Fakarava Atoll 3

Bondi Tram
Peter Colquhoun and Sandra Colquhoun
Fri 29 Jul 2011 23:49
We went back to the north end of the atoll and enjoyed an interesting visit to a pearl farm.  This farm
produces 300,000 market quality pearls a year, and cannot keep up with demand.
 
One of the main daily activities is bringing in batchs of oysters and washing them to remove parasites.
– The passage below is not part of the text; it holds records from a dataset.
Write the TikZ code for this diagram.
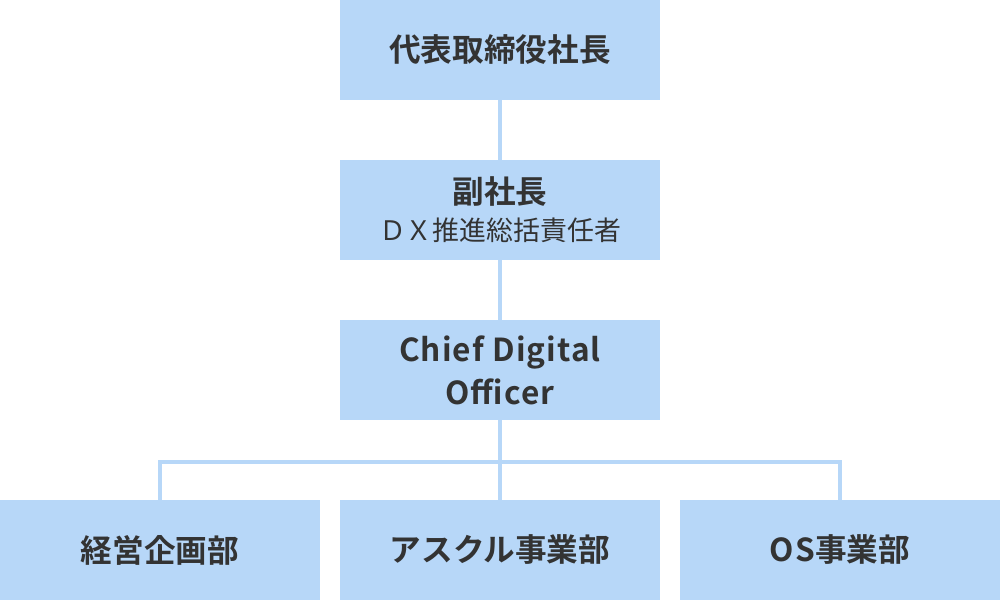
\documentclass[tikz,border=0pt]{standalone}
\usepackage{fontspec}
\setmainfont{Noto Sans CJK JP}[BoldFont={Noto Sans CJK JP Bold}]
\newfontfamily\latinwide{Noto Sans CJK JP}[BoldFont={Noto Sans CJK JP Bold}, LetterSpace=3.5]
\definecolor{boxblue}{HTML}{B7D7F8}
\definecolor{textgray}{HTML}{333333}
\tikzset{
  orgbox/.style={fill=boxblue, minimum width=6.4cm, minimum height=2cm,
    inner sep=0pt, outer sep=0pt, align=center, text=textgray,
    font=\fontsize{18}{23}\selectfont\bfseries},
  orgline/.style={draw=boxblue, line width=2.3pt}
}
\begin{document}
\begin{tikzpicture}
    \useasboundingbox (0,0) rectangle (20,12);

    % top rows
    \node[orgbox] (ceo) at (10,11) {代表取締役社長};
    \node[orgbox] (vp) at (10,7.8) {副社長\\[-2pt]{\fontsize{15.3}{19}\selectfont\mdseries ＤＸ推進総括責任者}};
    \node[orgbox, font=\fontsize{18}{24.5}\selectfont\latinwide\bfseries] (cdo) at (10,4.6) {Chief Digital\\Officer};

    % departments
    \node[orgbox] (plan) at (3.2,1) {経営企画部};
    \node[orgbox] (ask) at (10,1) {アスクル事業部};
    \node[orgbox] (os) at (16.8,1) {{\latinwide OS}事業部};

    \coordinate (branch) at (10,2.76);

    \draw[orgline] (ceo) -- (vp);
    \draw[orgline] (vp) -- (cdo);
    \draw[orgline] (cdo) -- (ask);
    \draw[orgline] (plan.north) |- (branch) -| (os.north);
\end{tikzpicture}
\end{document}
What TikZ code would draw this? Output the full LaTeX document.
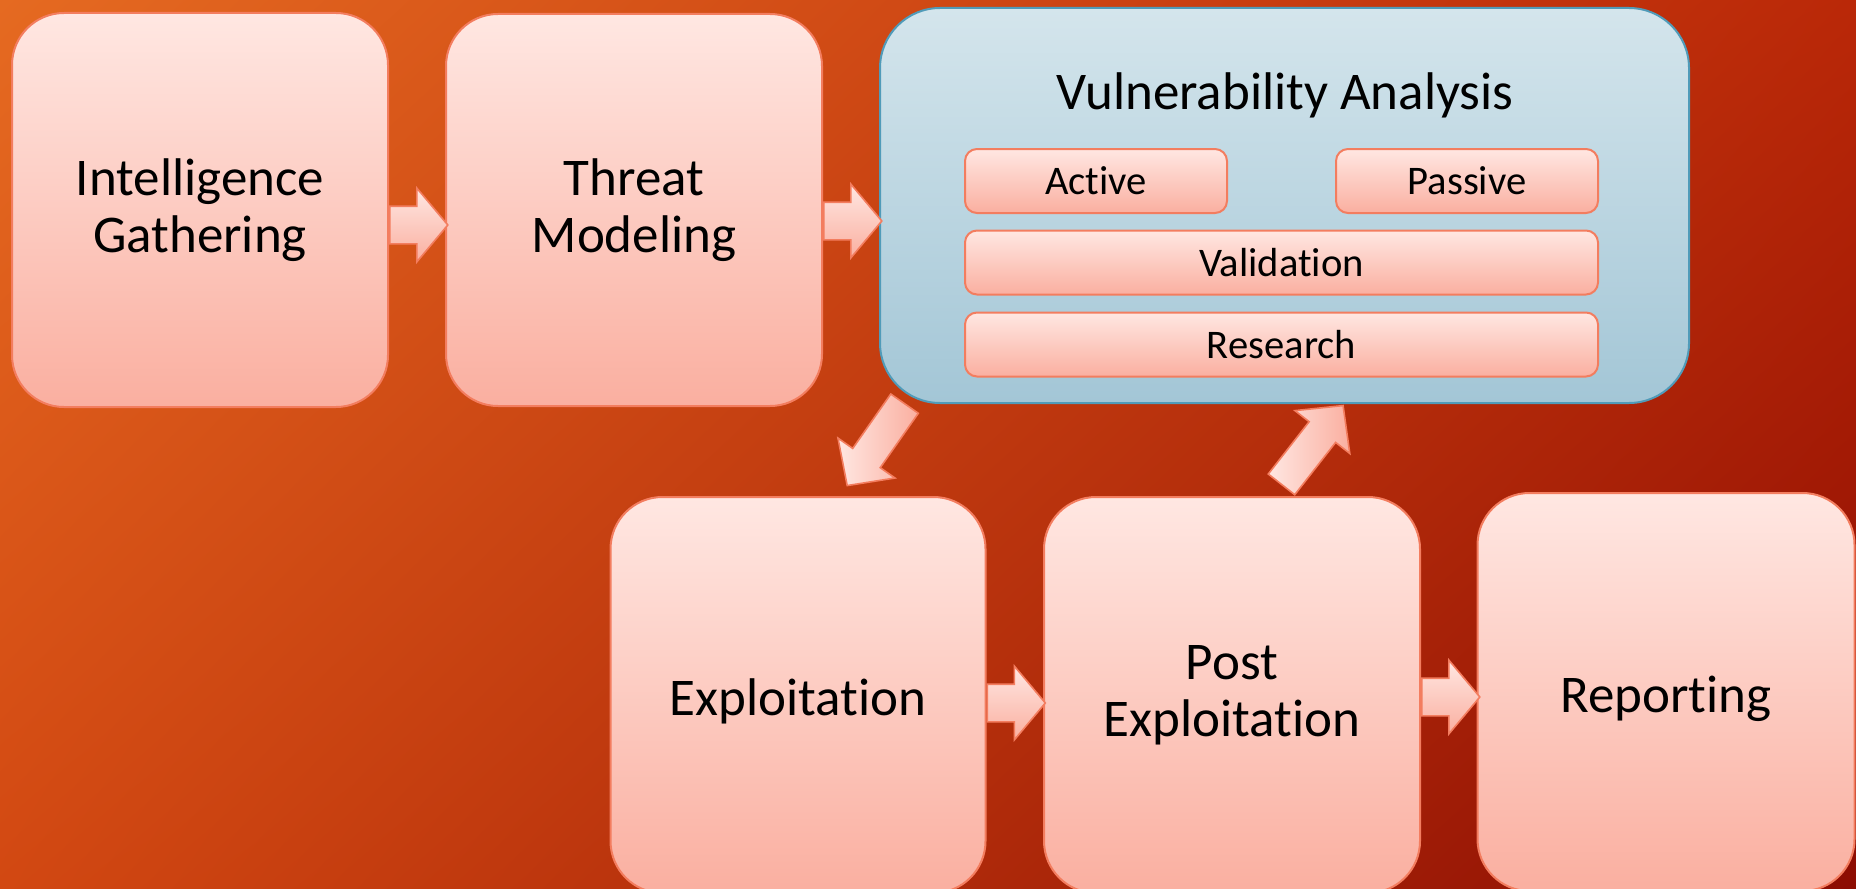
\documentclass[tikz,border=0pt]{standalone}
\usepackage{fontspec}
\setmainfont{Carlito}[Ligatures=NoCommon]
\usetikzlibrary{shapes.arrows,calc,shadings}

\definecolor{bgA}{RGB}{229,106,33}
\definecolor{bgB}{RGB}{186,40,8}
\definecolor{bgC}{RGB}{210,72,18}
\definecolor{bgD}{RGB}{140,12,2}
\definecolor{pinkTop}{RGB}{255,231,226}
\definecolor{pinkBot}{RGB}{250,175,160}
\definecolor{coral}{RGB}{243,125,95}
\definecolor{blueTop}{RGB}{212,229,236}
\definecolor{blueBot}{RGB}{163,198,214}
\definecolor{blueLine}{RGB}{80,155,185}

\tikzset{every picture/.style={line width=1pt}}
\tikzset{
  stage/.style={draw=coral, rounded corners=26pt, top color=pinkTop, bottom color=pinkBot,
    align=center, inner sep=0pt, font=\fontsize{26.5}{28.5}\selectfont,
    execute at begin node=\rule{0pt}{25pt}},
  substage/.style={draw=coral, rounded corners=6pt, top color=pinkTop, bottom color=pinkBot,
    inner sep=0pt, minimum height=32pt, font=\fontsize{20.3}{22}\selectfont},
  vulnbox/.style={draw=blueLine, rounded corners=30pt, top color=blueTop, bottom color=blueBot, inner sep=0pt},
  flatarrow/.style={single arrow, anchor=tail, draw=coral, line width=0.8pt, top color=pinkTop, bottom color=pinkBot,
    inner xsep=0pt, inner ysep=9pt, minimum height=29pt, single arrow head extend=9pt, single arrow tip angle=100},
  slantarrow/.style={single arrow, anchor=tail, draw=coral, line width=0.8pt, left color=pinkTop, right color=pinkBot,
    inner xsep=0pt, inner ysep=8pt, minimum height=50pt, single arrow head extend=9pt, single arrow tip angle=92}
}

\begin{document}
\begin{tikzpicture}[x=0.5pt,y=0.5pt,yscale=-1,xscale=1]
\useasboundingbox (0,0) rectangle (1856,888);
\clip (0,0) rectangle (1856,888);

%Background
\shade [upper left=bgA, upper right=bgB, lower left=bgC, lower right=bgD] (0,0) rectangle (1856,888);

%Top row
\node [stage, minimum width=188pt, minimum height=197pt] (intel) at (200,210) {Intelligence\\Gathering};
\node [stage, minimum width=188pt, minimum height=196pt] (threat) at (634,210) {Threat\\Modeling};
\node [vulnbox, minimum width=404.5pt, minimum height=197.5pt] (vuln) at (1284.5,205.5) {};

% Text Node
\node [font=\fontsize{26.5}{28}\selectfont] (vulntitle) at (1285,95) {Vulnerability Analysis};
\node [substage, minimum width=131pt] (active) at (1096,181) {Active};
\node [substage, minimum width=131pt] (passive) at (1467,181) {Passive};
\node [substage, minimum width=316.5pt] (valid) at (1281.5,262.5) {Validation};
\node [substage, minimum width=316.5pt] (research) at (1281.5,344.5) {Research};

%Bottom row
\node [stage, minimum width=187.5pt, minimum height=198pt] (exploit) at (798,695) {Exploitation};
\node [stage, minimum width=188pt, minimum height=198pt] (post) at (1232,695) {Post\\Exploitation};
\node [stage, minimum width=188.5pt, minimum height=199pt] (report) at (1666,692) {Reporting};

%Block arrows
\node [flatarrow] (a1) at ($(intel.east)+(0,15)$) {};
\node [flatarrow] (a2) at ($(threat.east)+(0,11)$) {};
\node [flatarrow] (a3) at ($(exploit.east)+(0,8)$) {};
\node [flatarrow] (a4) at ($(post.east)+(0,2)$) {};
\node [slantarrow, rotate=235] (d1) at ($(vuln.south west)+(26,-1)$) {};
\node [slantarrow, rotate=52] (d2) at ($(post.north)+(49,-11)$) {};

\end{tikzpicture}
\end{document}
They use an Australian made washer which is somewhat like a large industrial dish washer.
 
 
 
Here oysters are taken out of their racks for washing...the finger points to a parasite.
 
 
Here a fresh batch of oysters are opened prior to seeding.
 
 
These are the racks made of a special fibre which does not rot in salt water.
 
 
This woman is seeding the pearls using a scalpel to cut a small incision.....
 
 
....in to which she places the seed.  The seed is pieces of shell from Mississippi river oysters (yes,
all the way from the USA, nothing else will work as well).  The bits of shell are coated in a yellow
antibiotic to prevent infection (see the yellow balls in the blue trays on the bottom right. 
 
They obtain 3 crops from each oyster.  The first is after 18 months, and they have a low failure rate of
14%.  The second crop is after another 12 months, but the failure rate is much higher.  The third crop
after another 12 months has a bigger failure rate, but this is when they get the largest pearls.
 
 
The oysters are hung offshore from buoys at a depth of 30 metres.  Here the oysters that have been
washed are hung from the wharf pending transfer.
 
 
 
 
 
Oysters passed their productive pearling life have their muscle removed and sold for eating while the
shells are sent to Korea to make shirt buttons.  They wait until 20 tonnes of shell are accumulated
before shipping.  That's a lot of oysters.
 
 
 
They have a small showroom at the farm as well as one in the village.
 
 
 
These pearls are graded by size, lustre, colour and ''roundness".  This tray has pearls priced at
20,000 Polynesion francs each, about $235 Australian dollars.
 
 
This is the largest pearl they have produced and is not for sale.  Others a little over half the size were
80,000 francs each......
 
 
....so you can imagine the price of these necklaces.
 
 
A perfectly still and calm day, such that it is hard to see where the sky and water meet.
 
 
This is a shed for drying coconuts for copra.  The  roof slides closed to keep the rain off.
 
 
Sandra's souvenier of the Tuamotu islands.